Curling is an ancient sport. It is believed to have originated in Scotland sometime before the 16th century. Curling has been an Olympic event off and on over the years. It was a full-fledged event in the first winter Olympics in 1924 and then was a demonstration sport 3 more times before becoming an official sport again in 1998 having spread throughout most of Europe, North America, Australia and Asia.
The Olympic curling events take place over a series of round robin events. The tournament format is similar to the kind of rounds that we see in Basketball tournaments. Each game consists of ten “ends,” which are similar to sets in tennis or innings in baseball. In each end, each team member throws two stones. If there is a tie after the ten ends, game play continues until the tie is broken. Gameplay is typical reserved to 73 minutes per team for the ten ends with 2 timeouts. If extra ends are played, they are limited to 10 minutes per team with an extra time out.
In curling, teams slide a polished granite stone over a rectangular sheet of ice.

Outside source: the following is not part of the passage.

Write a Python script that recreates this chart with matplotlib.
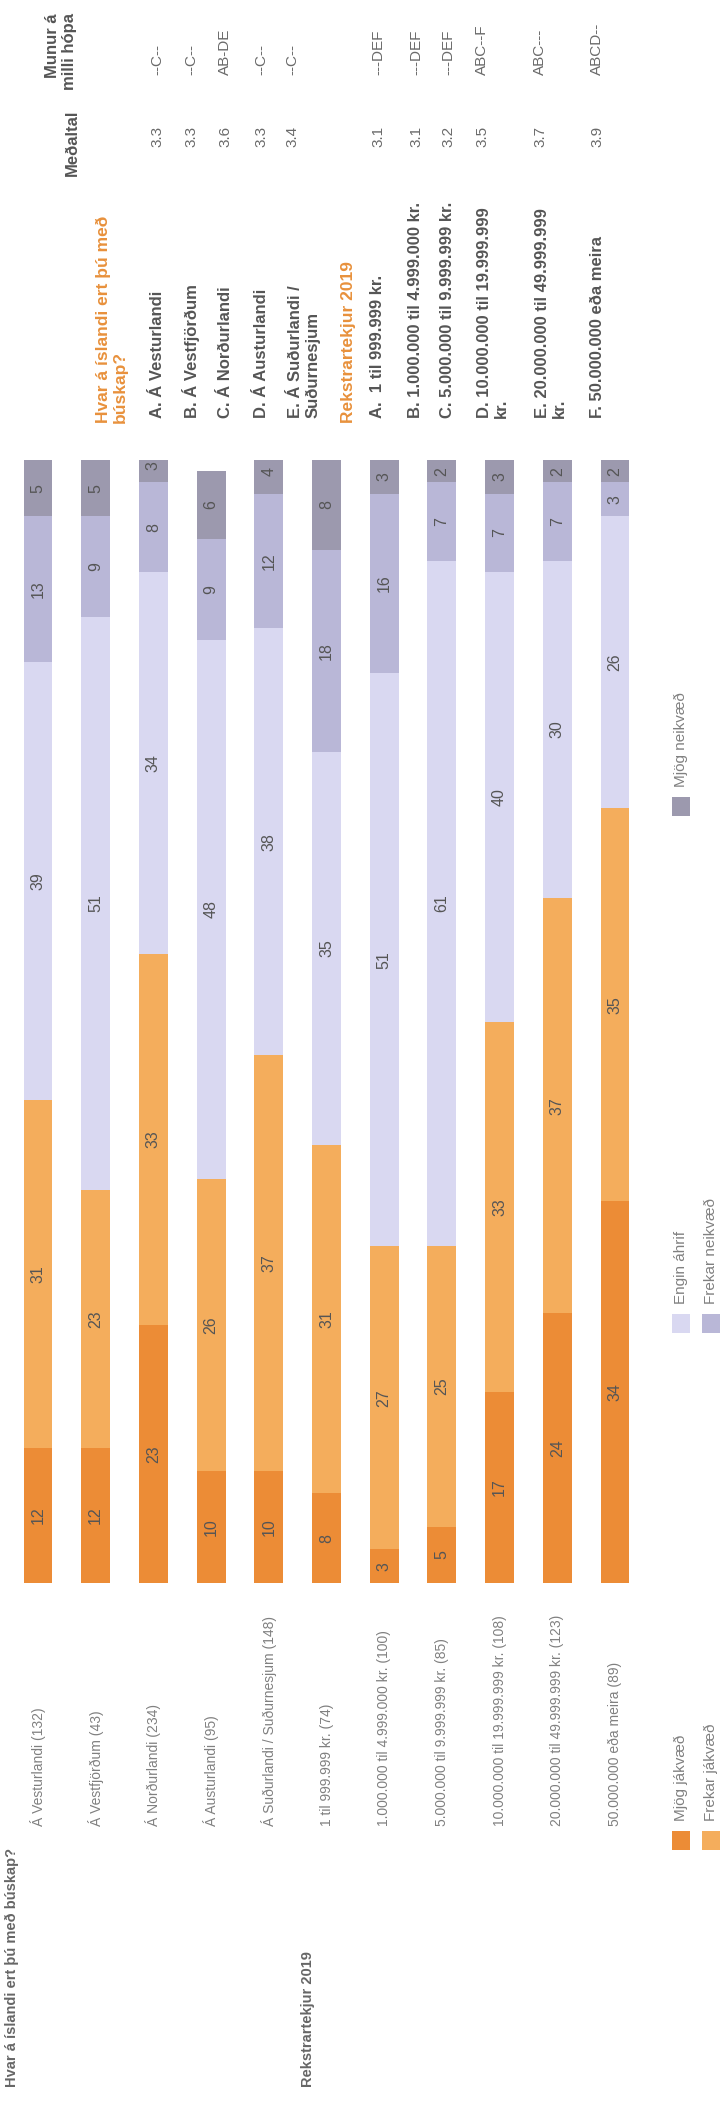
import matplotlib
matplotlib.use("Agg")
import matplotlib.pyplot as plt
from matplotlib.patches import Rectangle
import numpy as np

plt.rcParams['font.family'] = ['Liberation Sans', 'DejaVu Sans']

# data, rows in chart order
row_labels = [
    "Á Vesturlandi (132)", "Á Vestfjörðum (43)", "Á Norðurlandi (234)",
    "Á Austurlandi (95)", "Á Suðurlandi / Suðurnesjum (148)",
    "1 til 999.999 kr. (74)", "1.000.000 til 4.999.000 kr. (100)",
    "5.000.000 til 9.999.999 kr. (85)", "10.000.000 til 19.999.999 kr. (108)",
    "20.000.000 til 49.999.999 kr. (123)", "50.000.000 eða meira (89)",
]
series_names = ["Mjög jákvæð", "Frekar jákvæð", "Engin áhrif", "Frekar neikvæð", "Mjög neikvæð"]
mjog_jakv = [12, 12, 23, 10, 10, 8, 3, 5, 17, 24, 34]
frekar_jakv = [31, 23, 33, 26, 37, 31, 27, 25, 33, 37, 35]
engin = [39, 51, 34, 48, 38, 35, 51, 61, 40, 30, 26]
frekar_neikv = [13, 9, 8, 9, 12, 18, 16, 7, 7, 7, 3]
mjog_neikv = [5, 5, 3, 6, 4, 8, 3, 2, 3, 2, 2]
colors = ["#EC8C36", "#F4AD5C", "#D9D8F1", "#B9B7D7", "#9C99AE"]

group_titles = ["Hvar á íslandi ert þú með búskap?", "Rekstrartekjur 2019"]

table_labels = [
    "A. Á Vesturlandi", "B. Á Vestfjörðum", "C. Á Norðurlandi", "D. Á Austurlandi",
    "E. Á Suðurlandi /\nSuðurnesjum",
    "A.  1 til 999.999 kr.", "B. 1.000.000 til 4.999.000 kr.",
    "C. 5.000.000 til 9.999.999 kr.", "D. 10.000.000 til 19.999.999\nkr.",
    "E. 20.000.000 til 49.999.999\nkr.", "F. 50.000.000 eða meira",
]
means = [3.3, 3.3, 3.6, 3.3, 3.4, 3.1, 3.1, 3.2, 3.5, 3.7, 3.9]
munur = ["--C--", "--C--", "AB-DE", "--C--", "--C--",
         "---DEF", "---DEF", "---DEF", "ABC--F", "ABC---", "ABCD--"]

W, H = 721, 2103
fig = plt.figure(figsize=(W / 100, H / 100), dpi=100)

# bar axes (chart is rotated: bars grow upward)
x0, x1 = 9.15, 643.85
y0, y1 = 1583, 460
ax = fig.add_axes([x0 / W, (H - y0) / H, (x1 - x0) / W, (y0 - y1) / H])
ax.set_xlim(-0.5, len(row_labels) - 0.5)
ax.set_ylim(0, 100)
ax.axis('off')

data = [mjog_jakv, frekar_jakv, engin, frekar_neikv, mjog_neikv]
xs = np.arange(len(row_labels))
bottom = np.zeros(len(row_labels))
for vals, col in zip(data, colors):
    vals = np.array(vals, dtype=float)
    ax.bar(xs, vals, bottom=bottom, width=0.5, color=col, linewidth=0)
    for x, b, v in zip(xs, bottom, vals):
        ax.text(x, b + v / 2, f"{int(v)}", rotation=90, rotation_mode='anchor',
                ha='center', va='center', fontsize=11.5, color='#555555')
    bottom += vals

# overlay in pixel coords for texts and legend
ov = fig.add_axes([0, 0, 1, 1], zorder=5)
ov.set_xlim(0, W)
ov.set_ylim(H, 0)
ov.axis('off')
ov.patch.set_alpha(0)


def txt(x, y, s, ha='left', **kw):
    ov.text(x, y, s, rotation=90, rotation_mode='anchor', ha=ha, va='center', **kw)


# row labels under bars
row_x = [38 + i * 57.7 for i in range(len(row_labels))]
for x, lab in zip(row_x, row_labels):
    txt(x, 1826, lab, fontsize=10, color='#808080')
txt(12, 2087, group_titles[0], fontsize=10.5, fontweight='bold', color='#666666')
txt(308, 2087, group_titles[1], fontsize=10.5, fontweight='bold', color='#666666')

# table at the top
txt(61, 13, "Munur á\nmilli hópa", ha='right', fontsize=12, fontweight='bold',
    color='#555555', multialignment='right')
txt(72, 110, "Meðaltal", ha='right', fontsize=12, fontweight='bold', color='#555555')
txt(112, 423, "Hvar á íslandi ert þú með\nbúskap?", fontsize=12.5, fontweight='bold',
    color='#E8913C')
txt(348, 423, "Rekstrartekjur 2019", fontsize=12.5, fontweight='bold', color='#E8913C')

table_x = [157, 191, 225, 261, 304, 378, 416, 448, 493, 551, 597]
line1_x = [157, 191, 225, 261, 292, 378, 416, 448, 482, 540, 597]
for tx, lx, lab, m, mu in zip(table_x, line1_x, table_labels, means, munur):
    txt(tx, 418, lab, fontsize=12, fontweight='bold', color='#555555')
    txt(lx, 147, f"{m:.1f}", fontsize=11, color='#6a6a6a')
    txt(lx, 75, mu, fontsize=11, color='#6a6a6a')

# legend
legend_pos = [(681, 1850), (711, 1850), (681, 1333), (711, 1333), (681, 816)]
for (lx, ly), name, col in zip(legend_pos, series_names, colors):
    ov.add_patch(Rectangle((lx - 9, ly - 19), 18, 19, color=col, linewidth=0))
    txt(lx, ly - 29, name, fontsize=11, color='#808080')

fig.savefig("out.png", dpi=100, facecolor='white')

The ice sheet has a pattern on it (called the house). The goal is to place your team’s stones closer to the target than your competitors. To assist the stone in reaching its mark, teammates sweep the ice with brooms to guide the stone. The friction from the sweeping creates thin water tracks that the stone can follow.
The Olympics and most international competitions, use only traditional Scottish curling stones. These granite stones (44 lbs each) are from Ailsa Craig a Scottish island. These ailsite stones have very low water absorption, which makes them ideal for the sport.
The game requires a lot of skill, strategy, and finesse. Because of this it is often called “chess on ice”. The skip (essentially a team captain) decides where they want each stone to be placed to ensure that their team’s stones end up closest to the center of the bulls eye. Once they strategize they’ll stand near the target and place the broom handle at the point of the field that they want the person sliding the stone to aim for.
The slider will begin at the hack (the back edge of the course). The slider will draw the stone back (sometimes they lift off the ice and sometimes not and then they swing the stone forward sliding themselves and the stone forward. The slider must release the stone before he crosses the first line. The skip then directs the other two teammates how to use their brooms to guide the stone.
The ice sheet (145 x 15 feet) has to be created in specific conditions in order to obtain the correct playing surface. The surface must start off with a level field and then have water droplets sprayed on it so that it creates a pebbled surfaced. This surface helps to create the curl (or spin) of the stone after it is released.